:: Stored data ::

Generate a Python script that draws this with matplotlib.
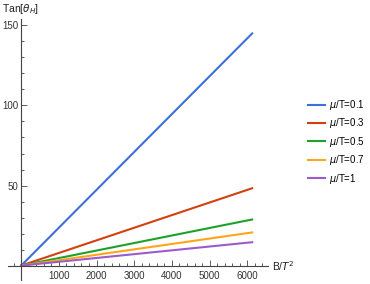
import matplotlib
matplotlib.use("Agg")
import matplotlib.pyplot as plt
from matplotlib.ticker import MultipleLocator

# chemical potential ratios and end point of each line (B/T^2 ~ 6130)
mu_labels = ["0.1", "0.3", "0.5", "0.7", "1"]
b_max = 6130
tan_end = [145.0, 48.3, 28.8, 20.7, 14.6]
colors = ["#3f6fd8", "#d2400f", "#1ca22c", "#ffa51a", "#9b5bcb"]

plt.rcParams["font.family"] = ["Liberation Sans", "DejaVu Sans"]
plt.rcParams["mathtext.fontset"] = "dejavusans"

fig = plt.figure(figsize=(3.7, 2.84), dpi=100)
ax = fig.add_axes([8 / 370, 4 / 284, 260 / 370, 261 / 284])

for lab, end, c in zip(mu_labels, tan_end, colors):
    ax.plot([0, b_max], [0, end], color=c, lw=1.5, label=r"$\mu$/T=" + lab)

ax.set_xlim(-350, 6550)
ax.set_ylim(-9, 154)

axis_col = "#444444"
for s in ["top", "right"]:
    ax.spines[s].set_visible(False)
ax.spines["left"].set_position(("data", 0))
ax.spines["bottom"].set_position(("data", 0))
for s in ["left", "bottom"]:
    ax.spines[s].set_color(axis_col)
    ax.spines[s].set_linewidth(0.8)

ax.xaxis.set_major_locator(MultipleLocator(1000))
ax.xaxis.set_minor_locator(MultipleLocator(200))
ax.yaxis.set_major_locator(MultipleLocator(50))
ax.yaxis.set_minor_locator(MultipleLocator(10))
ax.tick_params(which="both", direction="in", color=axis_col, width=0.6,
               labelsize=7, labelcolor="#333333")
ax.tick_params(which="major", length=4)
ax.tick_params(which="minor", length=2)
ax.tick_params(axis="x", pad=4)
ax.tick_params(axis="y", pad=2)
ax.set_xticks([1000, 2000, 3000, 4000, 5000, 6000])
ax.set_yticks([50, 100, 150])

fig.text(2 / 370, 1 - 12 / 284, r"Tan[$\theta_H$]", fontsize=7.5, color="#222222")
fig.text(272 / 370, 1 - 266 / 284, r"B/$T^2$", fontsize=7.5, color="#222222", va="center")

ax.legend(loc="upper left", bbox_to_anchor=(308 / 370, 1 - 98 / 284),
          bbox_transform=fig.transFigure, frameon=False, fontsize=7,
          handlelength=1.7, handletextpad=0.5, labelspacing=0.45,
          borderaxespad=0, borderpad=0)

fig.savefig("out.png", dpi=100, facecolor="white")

:::

**Stated problem:** Restate the data above word for word. Skip every picture.

**Expected output:**
Generate a Python script that draws this with matplotlib.
import matplotlib
matplotlib.use("Agg")
import matplotlib.pyplot as plt
from matplotlib.ticker import MultipleLocator

# chemical potential ratios and end point of each line (B/T^2 ~ 6130)
mu_labels = ["0.1", "0.3", "0.5", "0.7", "1"]
b_max = 6130
tan_end = [145.0, 48.3, 28.8, 20.7, 14.6]
colors = ["#3f6fd8", "#d2400f", "#1ca22c", "#ffa51a", "#9b5bcb"]

plt.rcParams["font.family"] = ["Liberation Sans", "DejaVu Sans"]
plt.rcParams["mathtext.fontset"] = "dejavusans"

fig = plt.figure(figsize=(3.7, 2.84), dpi=100)
ax = fig.add_axes([8 / 370, 4 / 284, 260 / 370, 261 / 284])

for lab, end, c in zip(mu_labels, tan_end, colors):
    ax.plot([0, b_max], [0, end], color=c, lw=1.5, label=r"$\mu$/T=" + lab)

ax.set_xlim(-350, 6550)
ax.set_ylim(-9, 154)

axis_col = "#444444"
for s in ["top", "right"]:
    ax.spines[s].set_visible(False)
ax.spines["left"].set_position(("data", 0))
ax.spines["bottom"].set_position(("data", 0))
for s in ["left", "bottom"]:
    ax.spines[s].set_color(axis_col)
    ax.spines[s].set_linewidth(0.8)

ax.xaxis.set_major_locator(MultipleLocator(1000))
ax.xaxis.set_minor_locator(MultipleLocator(200))
ax.yaxis.set_major_locator(MultipleLocator(50))
ax.yaxis.set_minor_locator(MultipleLocator(10))
ax.tick_params(which="both", direction="in", color=axis_col, width=0.6,
               labelsize=7, labelcolor="#333333")
ax.tick_params(which="major", length=4)
ax.tick_params(which="minor", length=2)
ax.tick_params(axis="x", pad=4)
ax.tick_params(axis="y", pad=2)
ax.set_xticks([1000, 2000, 3000, 4000, 5000, 6000])
ax.set_yticks([50, 100, 150])

fig.text(2 / 370, 1 - 12 / 284, r"Tan[$\theta_H$]", fontsize=7.5, color="#222222")
fig.text(272 / 370, 1 - 266 / 284, r"B/$T^2$", fontsize=7.5, color="#222222", va="center")

ax.legend(loc="upper left", bbox_to_anchor=(308 / 370, 1 - 98 / 284),
          bbox_transform=fig.transFigure, frameon=False, fontsize=7,
          handlelength=1.7, handletextpad=0.5, labelspacing=0.45,
          borderaxespad=0, borderpad=0)

fig.savefig("out.png", dpi=100, facecolor="white")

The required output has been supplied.